• **INSTRUCTION**: Copy out precisely the lines beginning at the line that contains "Reproduce this chart with Apache ECharts." and ending at the line that contains "const xTicks = [0, 200, 400, 600, 800, 1000];", including both.

• **GIVEN ENTRIES**:
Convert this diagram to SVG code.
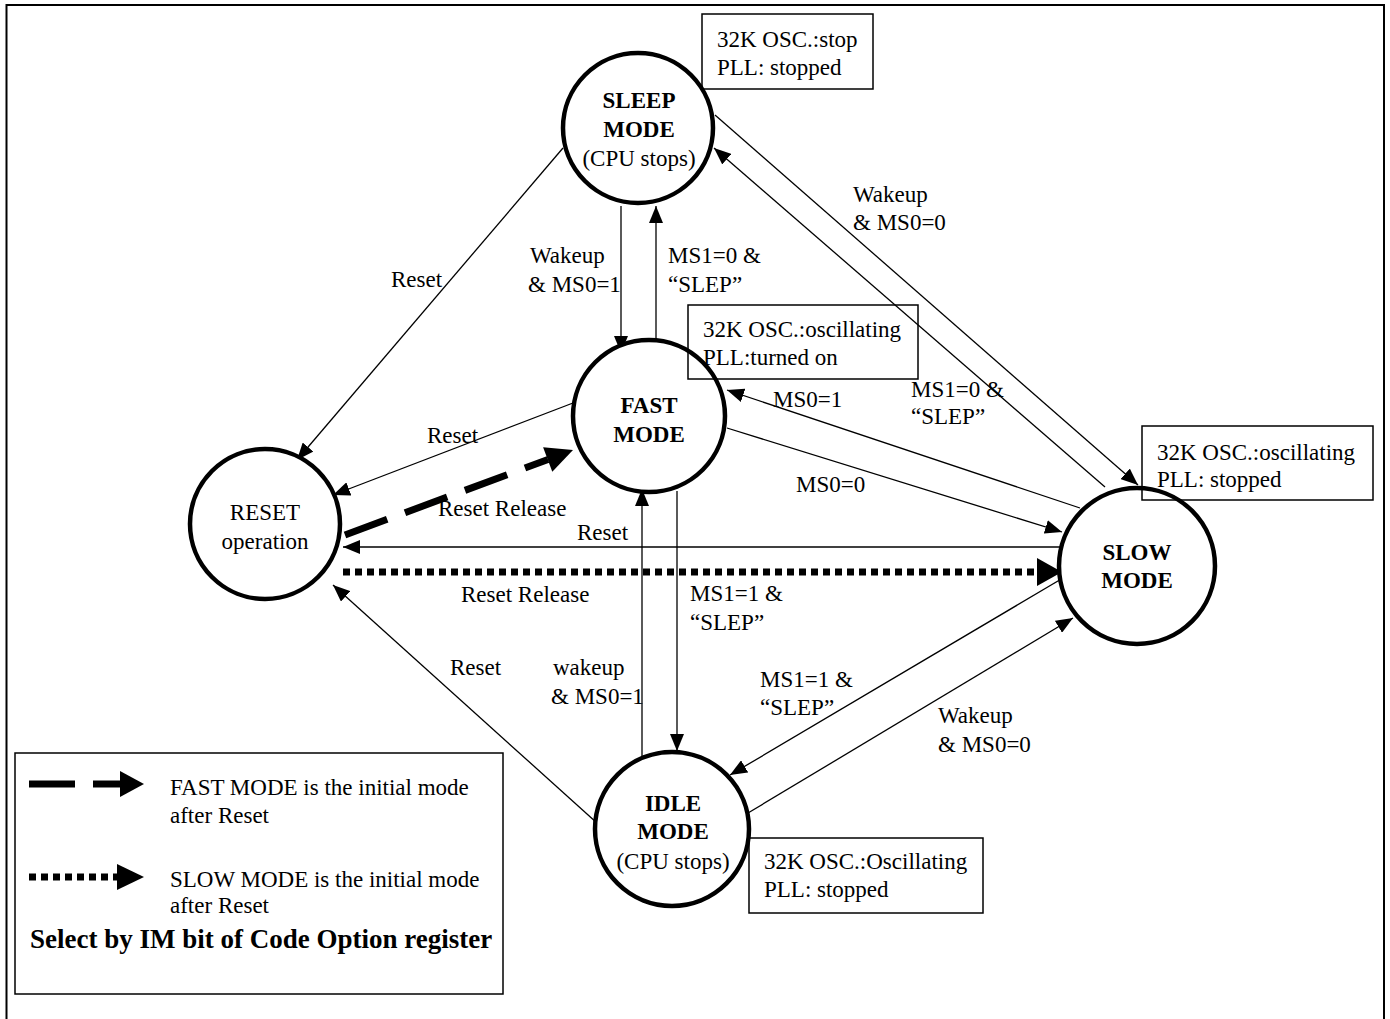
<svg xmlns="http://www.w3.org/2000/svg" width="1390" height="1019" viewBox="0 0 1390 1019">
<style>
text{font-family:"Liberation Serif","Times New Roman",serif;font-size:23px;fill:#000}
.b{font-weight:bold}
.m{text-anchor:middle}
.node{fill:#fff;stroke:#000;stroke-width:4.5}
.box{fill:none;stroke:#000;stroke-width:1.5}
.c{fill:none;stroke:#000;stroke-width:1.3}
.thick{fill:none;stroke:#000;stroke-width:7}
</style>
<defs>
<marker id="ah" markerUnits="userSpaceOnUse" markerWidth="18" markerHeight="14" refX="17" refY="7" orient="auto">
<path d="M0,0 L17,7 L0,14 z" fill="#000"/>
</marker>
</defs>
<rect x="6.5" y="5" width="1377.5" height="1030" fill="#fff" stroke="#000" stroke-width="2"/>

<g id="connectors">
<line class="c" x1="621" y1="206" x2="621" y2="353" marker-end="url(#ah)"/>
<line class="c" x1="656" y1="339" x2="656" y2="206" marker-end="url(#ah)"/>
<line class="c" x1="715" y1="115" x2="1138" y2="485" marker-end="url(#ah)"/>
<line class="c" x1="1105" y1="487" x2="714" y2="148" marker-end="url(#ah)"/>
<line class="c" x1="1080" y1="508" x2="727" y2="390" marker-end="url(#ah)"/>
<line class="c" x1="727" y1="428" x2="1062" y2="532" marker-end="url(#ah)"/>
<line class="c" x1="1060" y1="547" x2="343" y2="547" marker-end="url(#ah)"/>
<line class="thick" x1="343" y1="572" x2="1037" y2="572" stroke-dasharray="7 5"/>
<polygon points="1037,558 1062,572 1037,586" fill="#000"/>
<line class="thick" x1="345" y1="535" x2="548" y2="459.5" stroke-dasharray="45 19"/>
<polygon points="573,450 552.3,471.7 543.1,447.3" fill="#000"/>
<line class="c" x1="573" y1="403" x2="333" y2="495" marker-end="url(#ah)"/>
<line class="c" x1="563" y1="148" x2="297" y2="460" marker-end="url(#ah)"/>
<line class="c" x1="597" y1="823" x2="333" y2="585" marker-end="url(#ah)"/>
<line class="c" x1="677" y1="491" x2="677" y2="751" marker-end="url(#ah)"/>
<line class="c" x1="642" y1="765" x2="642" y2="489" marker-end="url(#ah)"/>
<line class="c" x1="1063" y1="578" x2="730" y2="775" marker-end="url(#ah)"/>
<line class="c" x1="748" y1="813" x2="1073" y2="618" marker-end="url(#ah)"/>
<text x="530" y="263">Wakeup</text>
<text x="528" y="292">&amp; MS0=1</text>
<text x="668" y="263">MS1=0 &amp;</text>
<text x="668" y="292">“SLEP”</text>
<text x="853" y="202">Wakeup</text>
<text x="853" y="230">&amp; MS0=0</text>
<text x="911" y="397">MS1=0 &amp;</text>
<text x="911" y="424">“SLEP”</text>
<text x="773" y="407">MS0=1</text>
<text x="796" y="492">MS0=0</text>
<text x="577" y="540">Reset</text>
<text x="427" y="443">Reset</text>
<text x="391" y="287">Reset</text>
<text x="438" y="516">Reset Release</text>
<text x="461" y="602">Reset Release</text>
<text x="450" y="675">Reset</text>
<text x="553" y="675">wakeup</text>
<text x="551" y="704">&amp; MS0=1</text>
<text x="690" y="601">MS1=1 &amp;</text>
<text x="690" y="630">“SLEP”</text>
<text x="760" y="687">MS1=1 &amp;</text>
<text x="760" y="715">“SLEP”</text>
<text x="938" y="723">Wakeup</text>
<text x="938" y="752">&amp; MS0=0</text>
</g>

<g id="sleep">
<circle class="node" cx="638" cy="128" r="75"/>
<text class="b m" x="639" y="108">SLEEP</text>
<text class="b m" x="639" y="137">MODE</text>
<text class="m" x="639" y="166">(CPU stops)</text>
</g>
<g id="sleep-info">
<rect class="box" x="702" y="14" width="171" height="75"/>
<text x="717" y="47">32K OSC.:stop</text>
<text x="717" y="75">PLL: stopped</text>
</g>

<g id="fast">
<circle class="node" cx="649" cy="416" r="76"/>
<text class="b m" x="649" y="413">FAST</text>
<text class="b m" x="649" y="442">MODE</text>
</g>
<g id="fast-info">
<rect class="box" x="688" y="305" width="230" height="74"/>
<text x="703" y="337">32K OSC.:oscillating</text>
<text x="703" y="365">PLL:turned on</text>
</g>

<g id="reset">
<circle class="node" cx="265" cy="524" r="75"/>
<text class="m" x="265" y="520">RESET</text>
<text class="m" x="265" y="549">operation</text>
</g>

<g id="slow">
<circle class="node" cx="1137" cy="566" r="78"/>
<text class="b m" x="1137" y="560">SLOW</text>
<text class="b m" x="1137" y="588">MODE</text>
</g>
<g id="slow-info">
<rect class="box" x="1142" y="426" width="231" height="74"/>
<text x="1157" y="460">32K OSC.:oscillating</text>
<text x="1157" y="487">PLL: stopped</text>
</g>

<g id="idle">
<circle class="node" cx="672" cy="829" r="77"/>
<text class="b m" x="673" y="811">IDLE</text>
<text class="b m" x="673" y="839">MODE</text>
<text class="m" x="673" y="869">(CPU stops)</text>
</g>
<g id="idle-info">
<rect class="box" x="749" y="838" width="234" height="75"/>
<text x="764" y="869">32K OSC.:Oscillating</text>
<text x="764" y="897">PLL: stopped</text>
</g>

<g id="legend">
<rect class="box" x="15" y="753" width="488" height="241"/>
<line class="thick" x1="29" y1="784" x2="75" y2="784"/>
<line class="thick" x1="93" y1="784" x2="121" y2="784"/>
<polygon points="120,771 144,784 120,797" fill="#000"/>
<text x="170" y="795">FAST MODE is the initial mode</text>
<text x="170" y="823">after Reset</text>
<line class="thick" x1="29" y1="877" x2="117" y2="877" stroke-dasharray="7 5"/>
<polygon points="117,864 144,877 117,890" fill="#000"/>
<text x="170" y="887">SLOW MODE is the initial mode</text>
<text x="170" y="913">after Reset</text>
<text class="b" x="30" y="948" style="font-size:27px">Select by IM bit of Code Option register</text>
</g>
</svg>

==

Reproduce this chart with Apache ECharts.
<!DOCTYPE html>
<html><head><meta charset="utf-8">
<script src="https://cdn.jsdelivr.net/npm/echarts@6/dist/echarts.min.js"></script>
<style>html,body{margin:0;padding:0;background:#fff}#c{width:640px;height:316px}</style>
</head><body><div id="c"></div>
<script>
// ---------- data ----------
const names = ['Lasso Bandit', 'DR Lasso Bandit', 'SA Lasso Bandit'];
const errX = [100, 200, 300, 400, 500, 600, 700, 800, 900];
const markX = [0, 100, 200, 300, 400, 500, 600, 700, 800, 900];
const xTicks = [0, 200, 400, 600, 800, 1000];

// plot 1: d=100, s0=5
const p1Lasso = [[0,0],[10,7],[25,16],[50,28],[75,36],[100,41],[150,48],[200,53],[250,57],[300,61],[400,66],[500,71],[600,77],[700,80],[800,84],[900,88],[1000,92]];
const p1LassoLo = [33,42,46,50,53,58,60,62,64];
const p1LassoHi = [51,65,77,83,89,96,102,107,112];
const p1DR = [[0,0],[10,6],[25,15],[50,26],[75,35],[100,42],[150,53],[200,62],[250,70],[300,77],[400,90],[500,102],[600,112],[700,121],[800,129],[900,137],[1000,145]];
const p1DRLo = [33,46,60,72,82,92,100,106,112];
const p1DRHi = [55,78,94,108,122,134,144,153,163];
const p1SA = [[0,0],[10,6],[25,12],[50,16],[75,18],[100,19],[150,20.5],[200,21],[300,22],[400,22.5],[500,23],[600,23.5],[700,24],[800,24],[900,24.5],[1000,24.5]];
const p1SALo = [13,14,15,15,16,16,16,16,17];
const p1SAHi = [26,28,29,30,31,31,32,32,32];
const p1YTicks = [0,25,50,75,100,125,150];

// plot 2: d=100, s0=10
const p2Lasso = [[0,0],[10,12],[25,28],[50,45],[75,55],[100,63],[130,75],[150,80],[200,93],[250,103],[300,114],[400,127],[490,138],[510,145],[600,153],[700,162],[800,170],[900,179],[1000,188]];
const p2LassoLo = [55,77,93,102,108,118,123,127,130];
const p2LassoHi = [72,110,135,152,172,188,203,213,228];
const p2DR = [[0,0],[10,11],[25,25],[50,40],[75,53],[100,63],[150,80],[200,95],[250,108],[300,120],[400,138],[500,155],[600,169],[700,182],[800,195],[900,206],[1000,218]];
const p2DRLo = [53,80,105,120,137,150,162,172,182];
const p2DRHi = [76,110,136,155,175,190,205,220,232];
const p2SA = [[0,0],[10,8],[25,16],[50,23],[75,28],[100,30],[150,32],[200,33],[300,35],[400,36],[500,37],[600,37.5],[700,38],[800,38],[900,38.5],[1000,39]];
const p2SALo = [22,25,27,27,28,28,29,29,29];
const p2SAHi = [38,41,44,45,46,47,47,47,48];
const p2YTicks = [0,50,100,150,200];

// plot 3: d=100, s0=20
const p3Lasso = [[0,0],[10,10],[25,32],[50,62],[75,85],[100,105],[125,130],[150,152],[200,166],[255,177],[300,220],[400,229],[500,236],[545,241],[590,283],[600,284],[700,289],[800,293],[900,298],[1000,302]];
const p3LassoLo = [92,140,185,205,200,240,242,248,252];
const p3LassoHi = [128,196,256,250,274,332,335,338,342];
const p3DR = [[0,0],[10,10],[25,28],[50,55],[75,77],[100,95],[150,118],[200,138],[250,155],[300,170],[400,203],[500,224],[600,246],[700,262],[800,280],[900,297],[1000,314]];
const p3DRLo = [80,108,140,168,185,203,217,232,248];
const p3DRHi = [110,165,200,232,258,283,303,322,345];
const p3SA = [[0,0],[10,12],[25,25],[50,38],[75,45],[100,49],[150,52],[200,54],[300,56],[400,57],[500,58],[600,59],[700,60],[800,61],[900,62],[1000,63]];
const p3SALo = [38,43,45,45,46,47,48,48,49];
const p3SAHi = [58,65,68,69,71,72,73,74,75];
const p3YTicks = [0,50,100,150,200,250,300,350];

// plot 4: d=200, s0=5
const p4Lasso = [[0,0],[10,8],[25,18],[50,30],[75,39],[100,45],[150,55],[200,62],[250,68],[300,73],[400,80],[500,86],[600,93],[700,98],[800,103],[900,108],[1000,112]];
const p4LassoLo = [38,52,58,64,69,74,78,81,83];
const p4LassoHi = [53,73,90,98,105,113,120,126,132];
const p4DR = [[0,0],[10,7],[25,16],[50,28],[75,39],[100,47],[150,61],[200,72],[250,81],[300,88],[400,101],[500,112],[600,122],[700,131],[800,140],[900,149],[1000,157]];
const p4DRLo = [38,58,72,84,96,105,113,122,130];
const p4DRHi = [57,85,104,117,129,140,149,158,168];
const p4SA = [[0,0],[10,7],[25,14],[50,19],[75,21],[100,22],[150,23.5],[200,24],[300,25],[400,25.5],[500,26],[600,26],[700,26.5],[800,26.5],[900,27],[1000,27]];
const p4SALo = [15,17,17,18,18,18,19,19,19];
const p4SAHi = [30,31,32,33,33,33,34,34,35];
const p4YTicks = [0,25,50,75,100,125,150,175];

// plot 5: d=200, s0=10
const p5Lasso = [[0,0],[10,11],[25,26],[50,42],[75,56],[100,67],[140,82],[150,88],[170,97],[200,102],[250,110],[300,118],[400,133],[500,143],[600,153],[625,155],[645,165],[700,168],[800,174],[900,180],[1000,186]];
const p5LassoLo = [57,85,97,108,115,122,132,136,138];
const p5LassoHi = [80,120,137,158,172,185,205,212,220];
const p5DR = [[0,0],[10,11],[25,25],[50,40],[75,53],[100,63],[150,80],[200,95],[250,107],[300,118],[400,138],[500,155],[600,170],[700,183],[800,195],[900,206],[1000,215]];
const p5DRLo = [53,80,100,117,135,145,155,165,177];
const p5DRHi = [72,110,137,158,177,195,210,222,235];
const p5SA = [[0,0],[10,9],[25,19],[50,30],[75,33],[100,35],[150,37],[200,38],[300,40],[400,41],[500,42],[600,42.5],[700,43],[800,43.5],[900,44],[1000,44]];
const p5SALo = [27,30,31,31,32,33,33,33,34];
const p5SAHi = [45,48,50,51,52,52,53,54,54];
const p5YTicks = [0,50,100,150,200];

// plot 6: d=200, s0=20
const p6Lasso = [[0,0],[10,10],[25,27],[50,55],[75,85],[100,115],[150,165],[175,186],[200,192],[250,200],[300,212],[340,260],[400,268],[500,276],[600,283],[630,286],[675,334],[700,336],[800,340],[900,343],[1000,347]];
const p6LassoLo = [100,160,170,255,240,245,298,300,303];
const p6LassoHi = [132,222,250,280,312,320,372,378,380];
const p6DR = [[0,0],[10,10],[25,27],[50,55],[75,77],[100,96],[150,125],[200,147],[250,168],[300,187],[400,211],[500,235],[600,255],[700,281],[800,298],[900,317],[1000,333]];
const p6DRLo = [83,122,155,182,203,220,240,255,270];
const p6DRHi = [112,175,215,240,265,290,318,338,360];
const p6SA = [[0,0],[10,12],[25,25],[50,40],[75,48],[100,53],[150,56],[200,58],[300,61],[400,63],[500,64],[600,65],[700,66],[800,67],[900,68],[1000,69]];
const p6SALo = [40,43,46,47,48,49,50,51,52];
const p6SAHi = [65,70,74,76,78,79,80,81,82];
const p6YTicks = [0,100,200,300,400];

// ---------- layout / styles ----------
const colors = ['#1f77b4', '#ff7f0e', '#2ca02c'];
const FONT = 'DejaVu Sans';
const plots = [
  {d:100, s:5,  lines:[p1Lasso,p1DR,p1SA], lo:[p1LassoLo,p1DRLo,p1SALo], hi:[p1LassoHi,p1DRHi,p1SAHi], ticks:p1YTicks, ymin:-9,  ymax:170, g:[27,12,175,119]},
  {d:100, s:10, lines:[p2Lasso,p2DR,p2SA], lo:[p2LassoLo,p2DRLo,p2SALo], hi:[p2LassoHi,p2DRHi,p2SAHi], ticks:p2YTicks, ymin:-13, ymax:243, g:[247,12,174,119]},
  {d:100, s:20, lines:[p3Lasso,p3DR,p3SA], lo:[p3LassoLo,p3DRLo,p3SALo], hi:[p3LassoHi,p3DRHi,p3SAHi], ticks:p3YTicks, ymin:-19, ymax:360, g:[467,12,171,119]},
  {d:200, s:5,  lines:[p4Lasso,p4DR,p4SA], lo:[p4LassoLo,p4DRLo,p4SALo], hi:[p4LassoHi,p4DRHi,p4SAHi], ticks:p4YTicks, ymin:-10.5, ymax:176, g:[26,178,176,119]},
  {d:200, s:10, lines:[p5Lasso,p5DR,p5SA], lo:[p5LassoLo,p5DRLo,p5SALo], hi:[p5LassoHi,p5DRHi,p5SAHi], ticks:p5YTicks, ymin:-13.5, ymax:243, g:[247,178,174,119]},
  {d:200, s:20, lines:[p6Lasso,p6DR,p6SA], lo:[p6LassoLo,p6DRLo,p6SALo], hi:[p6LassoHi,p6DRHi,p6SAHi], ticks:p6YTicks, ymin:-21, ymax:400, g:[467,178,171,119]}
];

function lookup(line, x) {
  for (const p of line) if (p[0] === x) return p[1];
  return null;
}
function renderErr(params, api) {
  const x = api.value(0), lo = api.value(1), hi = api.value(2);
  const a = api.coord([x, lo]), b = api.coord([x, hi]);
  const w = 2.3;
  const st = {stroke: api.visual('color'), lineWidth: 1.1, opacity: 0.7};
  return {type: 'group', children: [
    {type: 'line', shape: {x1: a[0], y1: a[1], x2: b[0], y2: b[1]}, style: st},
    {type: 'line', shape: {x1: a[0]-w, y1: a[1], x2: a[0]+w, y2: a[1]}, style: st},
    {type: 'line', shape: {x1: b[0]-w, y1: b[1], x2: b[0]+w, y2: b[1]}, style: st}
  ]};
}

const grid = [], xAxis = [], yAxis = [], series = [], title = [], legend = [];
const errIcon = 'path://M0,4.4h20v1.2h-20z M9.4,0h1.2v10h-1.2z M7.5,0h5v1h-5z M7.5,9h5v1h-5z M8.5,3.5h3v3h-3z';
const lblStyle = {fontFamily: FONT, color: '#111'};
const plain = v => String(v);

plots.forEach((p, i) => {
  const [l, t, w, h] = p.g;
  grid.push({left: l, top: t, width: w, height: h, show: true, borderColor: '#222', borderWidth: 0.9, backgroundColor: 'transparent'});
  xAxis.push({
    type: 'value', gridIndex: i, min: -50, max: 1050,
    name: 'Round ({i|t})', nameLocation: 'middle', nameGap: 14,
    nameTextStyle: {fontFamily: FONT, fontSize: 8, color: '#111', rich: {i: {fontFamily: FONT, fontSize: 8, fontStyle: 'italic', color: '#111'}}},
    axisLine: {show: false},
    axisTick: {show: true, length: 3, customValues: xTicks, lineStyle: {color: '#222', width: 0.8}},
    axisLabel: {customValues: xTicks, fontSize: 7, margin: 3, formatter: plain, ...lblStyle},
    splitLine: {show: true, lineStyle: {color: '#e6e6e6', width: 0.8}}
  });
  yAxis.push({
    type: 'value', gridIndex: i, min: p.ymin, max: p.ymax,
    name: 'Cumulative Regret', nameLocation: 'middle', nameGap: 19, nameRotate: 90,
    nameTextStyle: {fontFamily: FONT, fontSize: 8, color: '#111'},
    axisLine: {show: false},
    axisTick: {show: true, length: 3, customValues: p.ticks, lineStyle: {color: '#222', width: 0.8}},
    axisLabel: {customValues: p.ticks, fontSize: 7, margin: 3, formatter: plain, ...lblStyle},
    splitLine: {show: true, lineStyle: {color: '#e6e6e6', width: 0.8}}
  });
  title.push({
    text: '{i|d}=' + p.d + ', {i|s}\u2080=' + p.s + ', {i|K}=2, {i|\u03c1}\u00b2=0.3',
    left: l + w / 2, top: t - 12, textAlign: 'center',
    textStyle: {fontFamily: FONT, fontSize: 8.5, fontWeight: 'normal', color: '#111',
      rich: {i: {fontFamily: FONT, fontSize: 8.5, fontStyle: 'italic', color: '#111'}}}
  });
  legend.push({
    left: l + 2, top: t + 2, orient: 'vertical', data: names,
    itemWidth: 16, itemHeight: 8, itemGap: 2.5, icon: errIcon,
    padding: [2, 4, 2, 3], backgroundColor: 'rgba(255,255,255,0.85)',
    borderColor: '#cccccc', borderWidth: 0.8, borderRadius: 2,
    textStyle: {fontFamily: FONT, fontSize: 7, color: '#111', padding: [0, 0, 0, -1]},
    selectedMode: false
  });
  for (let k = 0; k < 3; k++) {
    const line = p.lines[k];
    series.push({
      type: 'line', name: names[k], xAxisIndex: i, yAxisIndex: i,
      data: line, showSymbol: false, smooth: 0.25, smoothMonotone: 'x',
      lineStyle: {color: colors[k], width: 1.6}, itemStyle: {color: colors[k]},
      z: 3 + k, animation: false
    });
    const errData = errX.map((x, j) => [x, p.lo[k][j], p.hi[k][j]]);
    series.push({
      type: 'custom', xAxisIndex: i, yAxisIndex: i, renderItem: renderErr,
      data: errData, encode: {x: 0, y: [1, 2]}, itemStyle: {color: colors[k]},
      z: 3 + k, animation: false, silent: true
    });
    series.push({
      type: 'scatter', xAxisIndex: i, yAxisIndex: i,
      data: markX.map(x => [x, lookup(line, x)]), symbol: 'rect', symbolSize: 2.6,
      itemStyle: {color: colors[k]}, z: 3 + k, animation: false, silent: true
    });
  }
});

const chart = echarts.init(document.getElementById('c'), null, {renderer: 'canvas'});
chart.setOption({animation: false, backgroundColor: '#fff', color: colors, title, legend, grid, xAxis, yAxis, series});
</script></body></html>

• **EXERCISE ANSWER**:
Reproduce this chart with Apache ECharts.
<!DOCTYPE html>
<html><head><meta charset="utf-8">
<script src="https://cdn.jsdelivr.net/npm/echarts@6/dist/echarts.min.js"></script>
<style>html,body{margin:0;padding:0;background:#fff}#c{width:640px;height:316px}</style>
</head><body><div id="c"></div>
<script>
// ---------- data ----------
const names = ['Lasso Bandit', 'DR Lasso Bandit', 'SA Lasso Bandit'];
const errX = [100, 200, 300, 400, 500, 600, 700, 800, 900];
const markX = [0, 100, 200, 300, 400, 500, 600, 700, 800, 900];
const xTicks = [0, 200, 400, 600, 800, 1000];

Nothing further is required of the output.